If disappearing desks seem a world apart from your own workplace reality, perhaps you are fortunate enough to be part of a chairless office. According to an armada of ergonomic health experts, ‘sitting is the new smoking,’ with the inevitably negative impact of sitting for 8 hours, 5 days a week leading to serious heath issues, all too common amongst office employees. Standing desks are one solution relieving back strain caused by bad posture and old chairs, with more lavish offices springing for treadmill desks, allowing people to remain physically active while working. Sydney Morning Herald journalist Amanda Hooton details her positive month-long experience of a treadmill desk in this absorbing article.
Exploring the concept of a truly chairless (and effectively deskless) workplace, an experimental office space titled ‘The End of Sitting’ by Dutch studio Rietveld Architecture Art Affordances (RAAAF) and artist Barbara Visser is being exhibited and tested in Amsterdam. Rather than prescribe seated areas for working, the project comprises abstract geometric forms, which invite the user to perch, nestle, recline or lean in to their work in ways that feel natural to the individual. Though perhaps an unrealistic response to the traditional sitting office model, ‘The End of Sitting’ addresses a legitimate, urgent concern affecting offices everywhere; the idea that merely sitting at your workplace may be damaging to your health.
As seen in recent years, offices in 2015 will continue to become greener, both in terms of maximising eco-efficiency in the workplace and through the addition of living greenery throughout. The influential CH2 building in Melbourne was the first purpose-built office to achieve the Green Building Council of Australia’s maximum six star rating on completion in 2006, with architects DesignInc providing an important benchmark for subsequent local projects. Completed in 2014, HASSELL Architects’ recent addition to Melbourne’s Docklands has also gained a six star Green Star rating, with a 230,000 litre recycled water storage tank and a solar roof contributing to its ESD credentials.

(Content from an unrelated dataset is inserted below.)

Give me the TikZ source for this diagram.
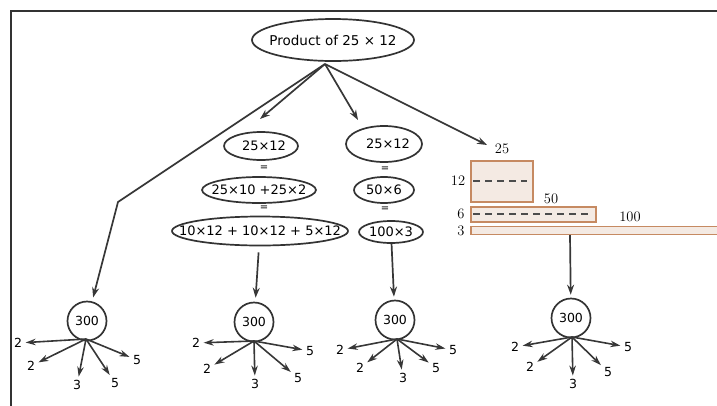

Aesthetically, vertical gardens have become a seemingly omnipresent concession to the idea of bringing the outdoors in, with more conceptual offices integrating live plant installations on a larger scale. Employees at the Origin Energy head office in Melbourne are fortunate enough to be housed with the tallest green wall in Australia. Spanning 22 floors within the building, the installation certainly puts those half-dead pot plants in the corner of more modest offices to shame.
A 2014 study assessing the long-term effects of plants in the office by the University of Queensland found a direct correlation between a green office and productivity. The study was co-authored by Professor Alex Haslam from UQ’s School of Psychology, who observed that, “Employees were more satisfied with their workplace and reported increased concentration levels and better perceived air quality in an office with plants”.
Professor Haslam added that, “The findings suggest that investing in landscaping an office will pay off through an increase in office workers’ quality of life and productivity”.
Whether it’s the introduction of green space, the eradication of chairs, or installing play equipment for adults, it seems evident that businesses worldwide have the infinite potential to benefit from implementing innovative design solutions in the workplace. Apart from the projected improvement in staff productivity, a healthy office can support personal wellbeing and facilitate a greater work-life balance. At a time brimming with healthy new goals and resolutions, perhaps it’s our neglected workplaces that need to shape up.